Studying tearning disabilities can be almost as frustrating as having to cope with one of them. “A learning disability,” says psychologist David Goldstein of Temple University in Philadelphia, “is…hard to define, but you know it when you see it.” Estimates of the proportion of elementary school children with these academic problems range from 3 to 30 percent. The causes of learning disabilities are also elusive, but in a five-year study Goldstein and co-workers have found that reading or arithmetic problems in a substantial number of learning-disabled children are primarily the result of depression. “We’re a long way from saying depression definitely causes academic failure,” cautions Goldstein, “but we have a promising lead on a subgroup of children whose basic problem may be depression.
” The term “learning disability” encompasses a variety of problems — such as hyperactivity and an inability to read or understand arithmetic — that result in failure in school. The children have normal or near-normal intelligence. This broad definition, says psychologist Judith M. Rumsey of the National Institute of Mental Health, describes only what the children are not doing — learning well in school. The trick is to find subgroups of children with specific strengths and weaknesses. Goldstein says there is a subgroup — about one-third of 159 learning-disabled children he studied — in which emotional disorders appear to lead to academic failure.
For the rest, he adds, depression is often the consequence of learning failures that may be caused by neurological problems. His sample was screened from 300 children tagged by Philadelphia-area teachers as learning-disabled. The youngsters, whose average age was 9 years at the start of the project, were given a battery of depression tests annually. The researchers were looking for evidence of poor interpersonal relationships, inappropriate behavior or feelings, a pervasive mood of unhappiness and psychosomatic complaints.
All of the children were more depressed than previously tested samples of non-learning-disabled students, but depression appeared to account for disabilities in 50 cases. Depression scores for these children remained stable over time, while the same scores for the larger subgroup fluctuated. This indicates, says Goldstein, that children in the latter group reacted to periodic family problems or to other events. Depression and academic achievement were related only in the group with consistent levels of depression.

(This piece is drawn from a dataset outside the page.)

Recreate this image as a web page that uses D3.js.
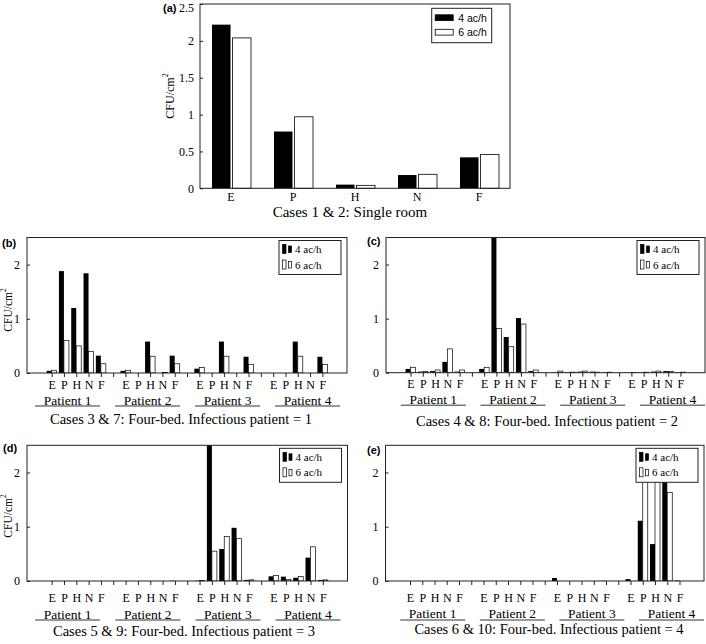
<!DOCTYPE html>
<html>
<head>
<meta charset="utf-8">
<script src="https://cdn.jsdelivr.net/npm/d3@7"></script>
<style>
  html, body { margin: 0; padding: 0; background: #fff; }
  svg { display: block; }
  text { fill: #000; }
</style>
</head>
<body>
<svg id="chart" width="706" height="644"></svg>
<script>
// ---------------- DATA ----------------
const categories = ["E", "P", "H", "N", "F"];
const patients = ["Patient 1", "Patient 2", "Patient 3", "Patient 4"];
const seriesNames = ["4 ac/h", "6 ac/h"];
const yTicksSingle = [0, 0.5, 1, 1.5, 2, 2.5];
const yTicksFour = [0, 1, 2];

// (a) single room, values per category E,P,H,N,F
const singleRoom4 = [2.22, 0.77, 0.05, 0.18, 0.42];
const singleRoom6 = [2.04, 0.97, 0.04, 0.19, 0.46];

// (b)-(e) four-bed, patient-major order: P1 E,P,H,N,F, P2 ..., P3 ..., P4 ...
const caseB4 = [0.04, 1.88, 1.20, 1.84, 0.32,  0.04, 0, 0.58, 0, 0.32,  0.08, 0, 0.58, 0, 0.30,  0, 0, 0.58, 0, 0.30];
const caseB6 = [0.05, 0.60, 0.50, 0.40, 0.17,  0.05, 0, 0.31, 0.01, 0.17,  0.10, 0, 0.31, 0, 0.16,  0, 0, 0.31, 0, 0.16];
const caseC4 = [0.07, 0.02, 0.03, 0.20, 0.02,  0.07, 2.8, 0.66, 1.01, 0.03,  0.01, 0.01, 0.02, 0.02, 0.01,  0.005, 0.01, 0.02, 0.03, 0.01];
const caseC6 = [0.10, 0.02, 0.05, 0.44, 0.05,  0.10, 0.82, 0.48, 0.90, 0.05,  0.03, 0.01, 0.03, 0.01, 0.01,  0.005, 0.01, 0.03, 0.02, 0.01];
const caseD4 = [0, 0, 0, 0, 0,  0, 0, 0, 0, 0.005,  0.005, 2.8, 0.59, 0.98, 0.02,  0.086, 0.08, 0.06, 0.43, 0.02];
const caseD6 = [0, 0, 0, 0, 0,  0, 0, 0, 0, 0,  0.01, 0.55, 0.82, 0.78, 0.02,  0.10, 0.03, 0.086, 0.63, 0.02];
const caseE4 = [0, 0, 0, 0, 0,  0, 0, 0, 0, 0,  0.055, 0, 0, 0, 0.005,  0.035, 1.11, 0.68, 2.0, 0.01];
const caseE6 = [0, 0, 0, 0, 0,  0, 0, 0, 0, 0,  0, 0, 0, 0, 0,  0, 2.3, 2.2, 1.63, 0];

// ---------------- STYLE ----------------
const SERIF = "'Liberation Serif', 'Times New Roman', serif";
const SANS = "'Liberation Sans', Arial, sans-serif";
const FRAME = "#222";

const svg = d3.select("#chart");

function yLabel(g, x, y, size) {
  const t = g.append("text")
    .attr("transform", `translate(${x},${y}) rotate(-90)`)
    .attr("text-anchor", "middle")
    .attr("dominant-baseline", "central")
    .style("font-family", SERIF).style("font-size", size + "px");
  t.append("tspan").text("CFU/cm");
  t.append("tspan").attr("baseline-shift", "super").style("font-size", (size - 4) + "px").text("2");
}

// ---------------- PANEL (a) ----------------
(function () {
  const L = 200, R = 510, T = 4, B = 188.3;
  const x = d3.scaleBand().domain(categories).range([L, R]).padding(0);
  const y = d3.scaleLinear().domain([0, 2.5]).range([B, T]);
  const g = svg.append("g");
  const bw = 18.5;
  const data = categories.map((c, i) => ({ c, v4: singleRoom4[i], v6: singleRoom6[i] }));
  const cx = c => x(c) + x.bandwidth() / 2;

  g.selectAll("rect.b4").data(data).join("rect")
    .attr("x", d => cx(d.c) - bw - 0.5).attr("width", bw)
    .attr("y", d => y(d.v4)).attr("height", d => y(0) - y(d.v4))
    .attr("fill", "#000");
  g.selectAll("rect.b6").data(data).join("rect")
    .attr("x", d => cx(d.c) + 1.5).attr("width", bw)
    .attr("y", d => y(d.v6)).attr("height", d => y(0) - y(d.v6))
    .attr("fill", "#fff").attr("stroke", "#000").attr("stroke-width", 0.8);

  // y axis (inward ticks)
  const ya = g.append("g").attr("transform", `translate(${L},0)`)
    .call(d3.axisLeft(y).tickValues(yTicksSingle).tickFormat(d => String(d)).tickSize(-3).tickPadding(6));
  ya.select(".domain").remove();
  ya.selectAll("line").attr("stroke", FRAME);
  ya.selectAll("text").style("font-family", SERIF).style("font-size", "12px").attr("fill", "#000");
  // keep the top label inside the picture
  ya.selectAll(".tick").filter(d => d === 2.5).select("text").attr("dy", "0.62em");

  const xa = g.append("g").attr("transform", `translate(0,${B})`)
    .call(d3.axisBottom(x).tickSize(0).tickPadding(4));
  xa.select(".domain").remove();
  xa.selectAll("text").style("font-family", SERIF).style("font-size", "12px").attr("fill", "#000");

  g.append("rect").attr("x", L).attr("y", T).attr("width", R - L).attr("height", B - T)
    .attr("fill", "none").attr("stroke", FRAME).attr("stroke-width", 1);

  // legend
  const lg = g.append("g").attr("transform", "translate(431.7,8.3)");
  lg.append("rect").attr("width", 60).attr("height", 34.4).attr("fill", "#fff").attr("stroke", FRAME);
  seriesNames.forEach((s, i) => {
    lg.append("rect").attr("x", 3.5).attr("y", 6.5 + i * 14.5).attr("width", 18).attr("height", 5.8)
      .attr("fill", i === 0 ? "#000" : "#fff").attr("stroke", "#000").attr("stroke-width", 0.8);
    lg.append("text").attr("x", 26.5).attr("y", 9.5 + i * 14.5).attr("dominant-baseline", "central")
      .style("font-family", SANS).style("font-size", "10.5px").text(s);
  });

  svg.append("text").attr("x", 163).attr("y", 8).attr("dominant-baseline", "central")
    .style("font-family", SANS).style("font-size", "11px").style("font-weight", "bold").text("(a)");
  yLabel(svg, 170, 96, 12);
  svg.append("text").attr("x", 350).attr("y", 212).attr("text-anchor", "middle").attr("dominant-baseline", "central")
    .style("font-family", SERIF).style("font-size", "15px").text("Cases 1 & 2: Single room");
})();

// ---------------- PANELS (b)-(e) ----------------
const panels = [
  { letter: "(b)", L: 27, R: 347, T: 237.5, B: 373, v4: caseB4, v6: caseB6, ylab: [8, 310],
    title: "Cases 3 & 7: Four-bed. Infectious patient = 1", titleX: 181,
    labPad: 3, patDy: 27, lineDy: 33, titleDy: 46, patAnchor: 3.3, letterXY: [2, 243] },
  { letter: "(c)", L: 386, R: 705, T: 237.5, B: 372.7, v4: caseC4, v6: caseC6, ylab: null,
    title: "Cases 4 & 8: Four-bed. Infectious patient = 2", titleX: 547,
    labPad: 3, patDy: 26.5, lineDy: 32.5, titleDy: 48, patAnchor: 3.85, letterXY: [367, 241] },
  { letter: "(d)", L: 27, R: 347.5, T: 445.3, B: 581, v4: caseD4, v6: caseD6, ylab: [8, 516],
    title: "Cases 5 & 9: Four-bed. Infectious patient = 3", titleX: 184,
    labPad: 8, patDy: 33, lineDy: 39, titleDy: 50, patAnchor: 3.3, letterXY: [3, 448] },
  { letter: "(e)", L: 385.5, R: 704, T: 445.3, B: 581, v4: caseE4, v6: caseE6, ylab: null,
    title: "Cases 6 & 10: Four-bed. Infectious patient = 4", titleX: 549,
    labPad: 8, patDy: 32.5, lineDy: 39, titleDy: 48, patAnchor: 3.85, letterXY: [367, 450] }
];

panels.forEach((p, k) => {
  const x = d3.scaleLinear().domain([0, 26]).range([p.L, p.R]);
  const y = d3.scaleLinear().domain([0, 2.5]).range([p.B, p.T]);
  const g = svg.append("g");
  const clipId = "clip" + k;
  svg.append("clipPath").attr("id", clipId).append("rect")
    .attr("x", p.L).attr("y", p.T).attr("width", p.R - p.L).attr("height", p.B - p.T);

  const data = [];
  patients.forEach((pt, pi) => categories.forEach((c, ci) => {
    const idx = pi * 5 + ci;
    data.push({ pos: 2 + pi * 6 + ci, v4: p.v4[idx], v6: p.v6[idx] });
  }));
  const bw = 5;
  const bars = g.append("g").attr("clip-path", `url(#${clipId})`);
  bars.selectAll("rect.b4").data(data.filter(d => d.v4 > 0)).join("rect")
    .attr("x", d => x(d.pos) - bw).attr("width", bw)
    .attr("y", d => y(d.v4)).attr("height", d => y(0) - y(d.v4))
    .attr("fill", "#000");
  bars.selectAll("rect.b6").data(data.filter(d => d.v6 > 0)).join("rect")
    .attr("x", d => x(d.pos)).attr("width", bw)
    .attr("y", d => y(d.v6)).attr("height", d => y(0) - y(d.v6))
    .attr("fill", "#fff").attr("stroke", "#000").attr("stroke-width", 0.7);

  // y axis
  const ya = g.append("g").attr("transform", `translate(${p.L},0)`)
    .call(d3.axisLeft(y).tickValues(yTicksFour).tickFormat(d => String(d)).tickSize(-3).tickPadding(7));
  ya.select(".domain").remove();
  ya.selectAll("line").attr("stroke", FRAME);
  ya.selectAll("text").style("font-family", SERIF).style("font-size", "12px").attr("fill", "#000");

  // x axis: ticks at every slot, labels only at category slots
  const slots = d3.range(2, 25);
  const xa = g.append("g").attr("transform", `translate(0,${p.B})`)
    .call(d3.axisBottom(x).tickValues(slots).tickSize(4).tickPadding(p.labPad)
      .tickFormat(d => { const r = (d - 2) % 6; return r < 5 ? categories[r] : ""; }));
  xa.select(".domain").remove();
  xa.selectAll("line").attr("stroke", FRAME);
  xa.selectAll("text").style("font-family", SERIF).style("font-size", "12px").attr("fill", "#000");

  g.append("rect").attr("x", p.L).attr("y", p.T).attr("width", p.R - p.L).attr("height", p.B - p.T)
    .attr("fill", "none").attr("stroke", FRAME).attr("stroke-width", 1);

  // patient labels with underline
  patients.forEach((pt, pi) => {
    const cx = x(p.patAnchor + pi * 6.5);
    g.append("text").attr("x", cx).attr("y", p.B + p.patDy).attr("text-anchor", "middle")
      .attr("dominant-baseline", "central").style("font-family", SERIF).style("font-size", "13.5px").text(pt);
    g.append("line").attr("x1", cx - 32.5).attr("x2", cx + 32.5)
      .attr("y1", p.B + p.lineDy).attr("y2", p.B + p.lineDy).attr("stroke", "#333").attr("stroke-width", 1);
  });

  // legend
  const lg = g.append("g").attr("transform", `translate(${p.R - 68},${p.T + 3})`);
  lg.append("rect").attr("width", 62).attr("height", 34).attr("fill", "#fff").attr("stroke", FRAME);
  seriesNames.forEach((s, i) => {
    const cy = 8.5 + i * 15.5;
    const fill = i === 0 ? "#000" : "#fff";
    lg.append("rect").attr("x", 3.5).attr("y", cy - 4.5).attr("width", 3.5).attr("height", 9)
      .attr("fill", fill).attr("stroke", "#000").attr("stroke-width", 0.7);
    lg.append("rect").attr("x", 9.5).attr("y", cy - 3).attr("width", 3).attr("height", 6.5)
      .attr("fill", fill).attr("stroke", "#000").attr("stroke-width", 0.7);
    lg.append("text").attr("x", 16).attr("y", cy).attr("dominant-baseline", "central")
      .style("font-family", SERIF).style("font-size", "11px").text(s);
  });

  svg.append("text").attr("x", p.letterXY[0]).attr("y", p.letterXY[1]).attr("dominant-baseline", "central")
    .style("font-family", SANS).style("font-size", "11px").style("font-weight", "bold").text(p.letter);
  if (p.ylab) yLabel(svg, p.ylab[0], p.ylab[1], 11.5);
  svg.append("text").attr("x", p.titleX).attr("y", p.B + p.titleDy).attr("text-anchor", "middle")
    .attr("dominant-baseline", "central").style("font-family", SERIF).style("font-size", "14.5px").text(p.title);
});
</script>
</body>
</html>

Children identified as having depression as a cause of school failures improved markedly in reading and math over the study period after receiving special instruction in small classes and two hours of individual therapy per week. Goldstein’s contention that some learning disabilities are a result of depression is still open to interpretation, says Rumsey. Many researchers assume that the basis of learning problems is primarily biological, she notes. Some stress deficits in the brain’s left hemisphere, which controls speech and language; others emphasize deficits in the right hemisphere, which regulates visual and motor skills. But it is difficult to measure neurological problems in many learning-disabled children, says psychologist Lynne Feagans of the University of North Carolina in Chapel Hill. She and her colleagues have targeted 13 learning-disabled subgroups based on language and behavior problems.
“It surprises me,” she says, “that so many kids had a primary depression in Goldstein’s study. But can you really say which comes first, depression or school problems?” Responds Goldstein: “It’s important to recognize the role that emotional disturbances play so that appropriate treatment can be given.”